Le film Hugo Cabret (tiré d’un livre pour enfants de 1931) est un extraordinaire film de Scorcese. Extraordinaire sur le plan esthétique. Et pour moi (mais tout le monde ne me suivra pas forcément dans cette idée), extraordinaire pour ce qui est d’expliquer comment fonctionne la créativité. Le héros du film est un jeune orphelin qui vit dans une gare et qui travaille comme horloger et automate. Ce film est en même temps une biographie de Georges Méliès, l’homme qui a (peut-être le premier) transformé une invention technique récente (le cinéma) en un support de créativité, d’imagination. C’est peut-être lui qui a créé le septième art.
Il y a eu plein de récompenses pour ce film.

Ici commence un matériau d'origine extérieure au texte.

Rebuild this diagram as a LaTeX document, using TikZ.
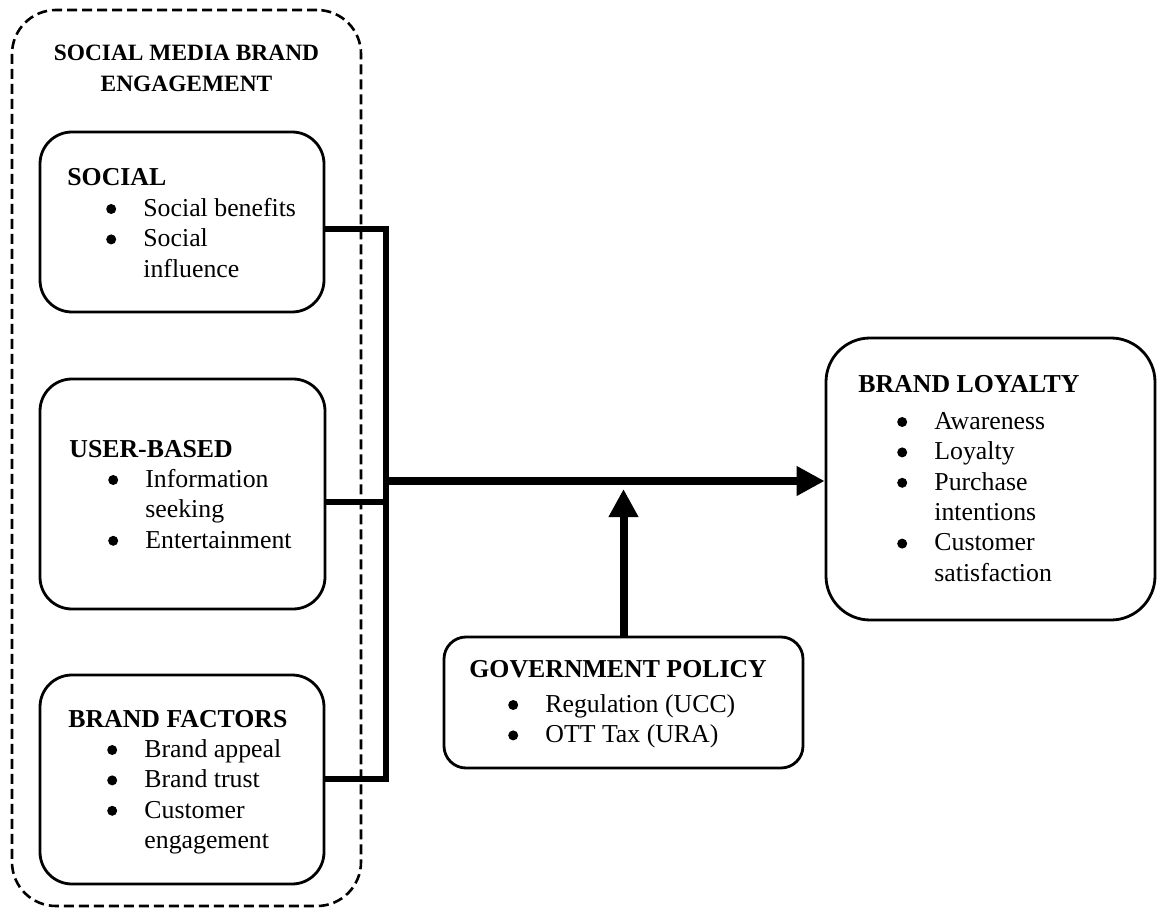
\documentclass[tikz,border=0pt]{standalone}
\usepackage{fontspec}
\setmainfont{Liberation Serif}
\usetikzlibrary{arrows.meta}
\newcommand\bul{\makebox[38pt][l]{\hspace{19.4pt}\tikz[baseline=0pt]\fill (0,3.7pt) circle[radius=2.5pt];}}
\newcommand\ind{\makebox[38pt]{}}
\newcommand\hd[1]{\multicolumn{2}{@{}l@{}}{\textbf{#1}}}
\tikzset{
  frame/.style={draw, line width=1.4pt, inner sep=0pt, fill=white},
  dashframe/.style={draw, line width=1.3pt, inner sep=0pt, dash pattern=on 5pt off 2.5pt, rounded corners=22pt},
  txt/.style={anchor=base west, inner sep=0pt},
  conn/.style={line width=2.6pt, line join=miter},
  bigarrow/.style={line width=4pt, -{Triangle[length=14pt,width=14pt]}},
}
\begin{document}
\begin{tikzpicture}[x=0.5pt, y=-0.5pt, font=\fontsize{12.9}{15.2}\selectfont]
\useasboundingbox (0,0) rectangle (1157,909);
% outer dashed group
\node[dashframe, minimum width=174.5pt, minimum height=448pt] (outer) at (186.5,458) {};
\node[anchor=base, inner sep=0pt, font=\fontsize{11.7}{15.5}\selectfont] (title) at (186.5,61) {\begin{tabular}[t]{@{}c@{}}\textbf{SOCIAL MEDIA BRAND}\\\textbf{ENGAGEMENT}\end{tabular}};
% boxes
\node[frame, rounded corners=16pt, minimum width=142pt, minimum height=90pt] (social) at (182,222) {};
\node[frame, rounded corners=16pt, minimum width=142.5pt, minimum height=115pt] (user) at (182.5,494) {};
\node[frame, rounded corners=16pt, minimum width=142pt, minimum height=104.5pt] (brand) at (182,779.5) {};
\node[frame, rounded corners=22pt, minimum width=164.5pt, minimum height=141pt] (loyalty) at (990.5,479) {};
\node[frame, rounded corners=11pt, minimum width=179.5pt, minimum height=65.5pt] (gov) at (623.5,702.5) {};
% texts
\node[txt] (socialtxt) at (67,186) {\begin{tabular}[t]{@{}l@{}l@{}}\hd{SOCIAL}\\ \bul & Social benefits\\ \bul & Social\\ \ind & influence\end{tabular}};
\node[txt] (usertxt) at (69,457) {\begin{tabular}[t]{@{}l@{}l@{}}\hd{USER-BASED}\\ \bul & Information\\ \ind & seeking\\ \bul & Entertainment\end{tabular}};
\node[txt] (brandtxt) at (68,727) {\begin{tabular}[t]{@{}l@{}l@{}}\hd{BRAND FACTORS}\\ \bul & Brand appeal\\ \bul & Brand trust\\ \bul & Customer\\ \ind & engagement\end{tabular}};
\node[txt] (loyaltytxt) at (858,393) {\begin{tabular}[t]{@{}l@{}l@{}}\hd{BRAND LOYALTY}\\[3pt] \bul & Awareness\\ \bul & Loyalty\\ \bul & Purchase\\ \ind & intentions\\ \bul & Customer\\ \ind & satisfaction\end{tabular}};
\node[txt] (govtxt) at (469,677) {\begin{tabular}[t]{@{}l@{}l@{}}\hd{GOVERNMENT POLICY}\\[2.5pt] \bul & Regulation (UCC)\\ \bul & OTT Tax (URA)\end{tabular}};
% connectors
\coordinate (bt) at (386,229);
\coordinate (bm) at (386,502);
\coordinate (bb) at (386,779);
\coordinate (hub) at (384,481);
\coordinate (gtip) at (623.5,489);
\draw[conn] (social.east |- bt) -- (bt) -- (bb) -- (brand.east |- bb);
\draw[conn] (user.east |- bm) -- (bm);
\draw[bigarrow] (hub) -- (hub -| loyalty.west);
\draw[bigarrow] (gov.north) -- (gtip);
\end{tikzpicture}
\end{document}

Bon. Je n’ai pas tellement avancé dans ma propre créativité ces derniers temps et j’espère que toutes ces informations vont m’aider. D’ailleurs, je me pose la question : est-ce que je veux être artiste ou artisan ? Ce n’est jamais bien loin en fait, comme le dit le texte d’Alain : on passe de l’un à l’autre et on cesse d’être artiste quand on est artisan et réciproquement. Et quand on est un homme d’affaire plein de fric grâce à une activité appelée artistique et qu’on quitte la France pour ne pas aider ses compatriotes à payer les dettes, quand on s’imagine qu’avoir des couilles, c’est être prêt à honorer l’un des pires dictateurs du monde parce qu’on a le pouvoir de le faire grâce à l’argent qu’on a gagné en tant qu’artiste…Est-ce qu’on est un artiste alors?
« Artiste », on l’est tous par moments : au moment où l’on crée, au moment où l’on joue son rôle d’Obélix, au moment où l’on ajoute une nouvelle couleur à son tableau et qu’elle nous plait ; au moment où on invente une pensée et qu’elle nous étonne ; au moment où l’on joue en concert une chanson que l’on connaît et qu’on ne la joue pas de la même façon que les autres fois….C’est dans ces moments-là qu’on est un artiste. Le reste du temps, on est ce qu’on est : un homme d’affaire, une mère de famille, un visiteur médical, un fonctionnaire, un connard qui pense avoir des couilles parce qu’il dit oui à un dictateur….on reprend son rôle habituel, quoi.